Friday, April 14, 2006

Hurricanes, Inc.: George Can, Actually, Take Full Credit For This Surge In The Economy


Hey, George, FEMA's performance was so abysmally dismal, & your attempts to stage "compassionate" PR campaigns in front of St. Louis Cathedral (where the only lights on were from your camera crews, certainly not within the Cathedral itself) so patently phony, an entire for (handsome) profit industry has popped up in the federal government's "wake."

According to an AP report, the annual National Hurricane Conference in Orlando this past week was expecting an enormous surge in interest this year, especially in light of weather forecasters' expectations of another off-the-charts hurricane season.

"About 15 years ago, there were 30 exhibitors, according to coordinator Teri Besse. This year 170 companies and groups ponied up $1,500 for 10-foot booths for 2 1/2 days.

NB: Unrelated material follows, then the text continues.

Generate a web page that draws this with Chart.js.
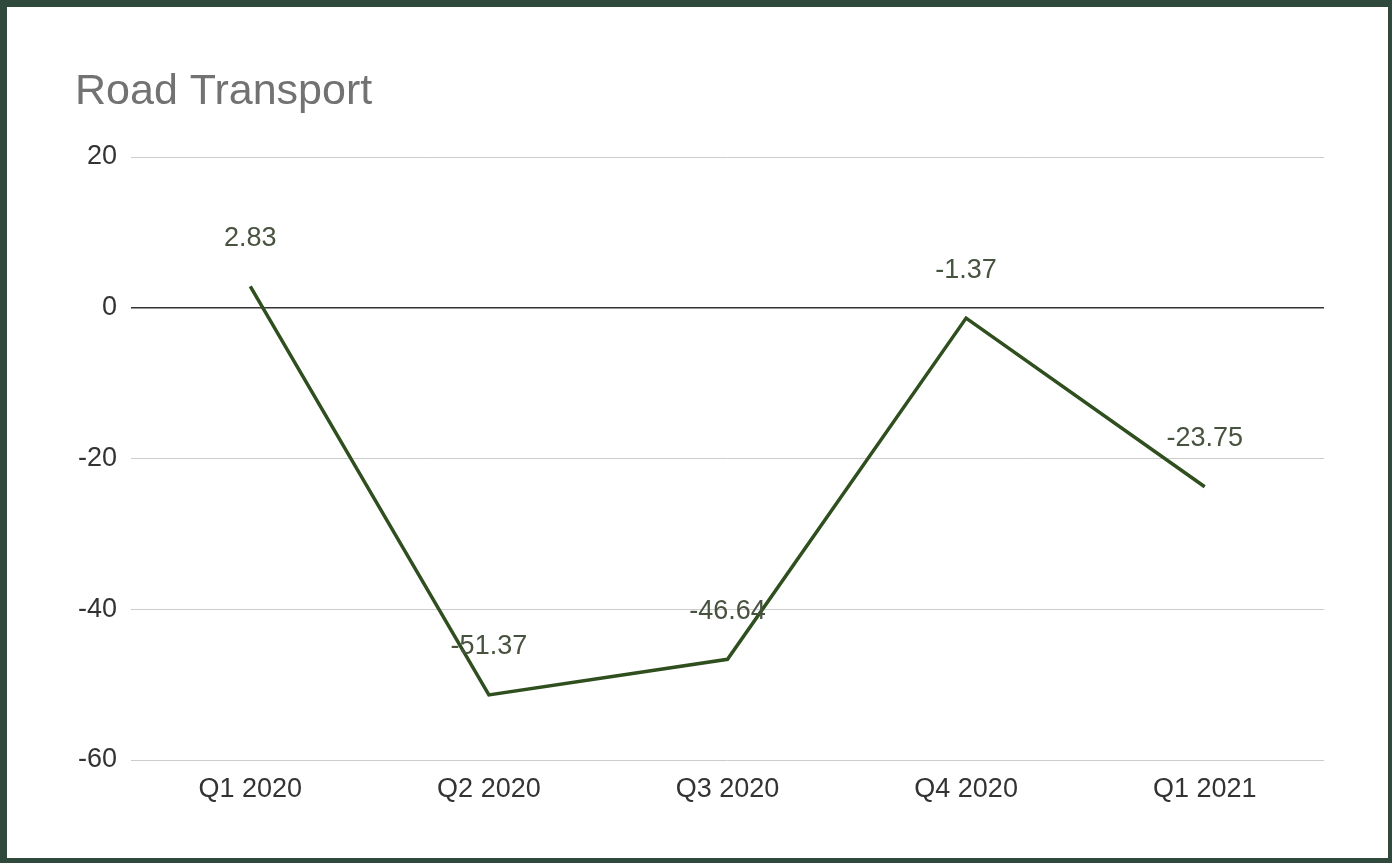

"Sixteen companies have larger equipment towers, RVs and portable bathrooms sprawling across half the hotel parking lot. Forty more are on an exhibit wait list for lack of space.

"Booths offer a soup-to-nuts menu: portable showers, cots, individual weather stations, hurricane shutters, chain saws, generators, and satellite phones. There's software to help emergency managers decide what to do about an oncoming storm, expensive emergency communication systems for police and fire departments, and booths promoting engineering firms, debris hauling and trucking companies.

"Perhaps the oddest sight was in front of the Redi-Alert sign company's booth. It was embattled former Federal Emergency Management Agency director Michael Brown, who was in charge during Katrina, shaking hands and talking about the need for warning signs.

"Giant established firms AshBritt Environmental and Phillips and Jordan Inc., which each got half-billion-dollar debris hauling contracts after Katrina, sponsored hotel keys, coffee and free Internet service for emergency managers."

We're relieved to see that "Brownie," good boy scout that he is, has found somewhere to go, in that you wrecked his career by failing to tell him that you knew the levees in New Orleans weren't likely to hold.

Don't forget, also, to take credit for the huge gains in employment generated by for-profit security agencies on the ground in Lake Catherine & other outlying areas, where suspicious characters from out of town have been pulling up & carting off newly laid utility cables, since the public law enforcement agencies have been forced to lay off due to a now-non-existent tax base. Which leads me to wonder, how are these same areas going to afford the pricey private help? FEMA is supposed to cover it.

Seems some Louisiana communities can't. Some of them are forming ad-hoc vigilante committees instead. But the GOP is all about self-help, so you should take credit for that, too.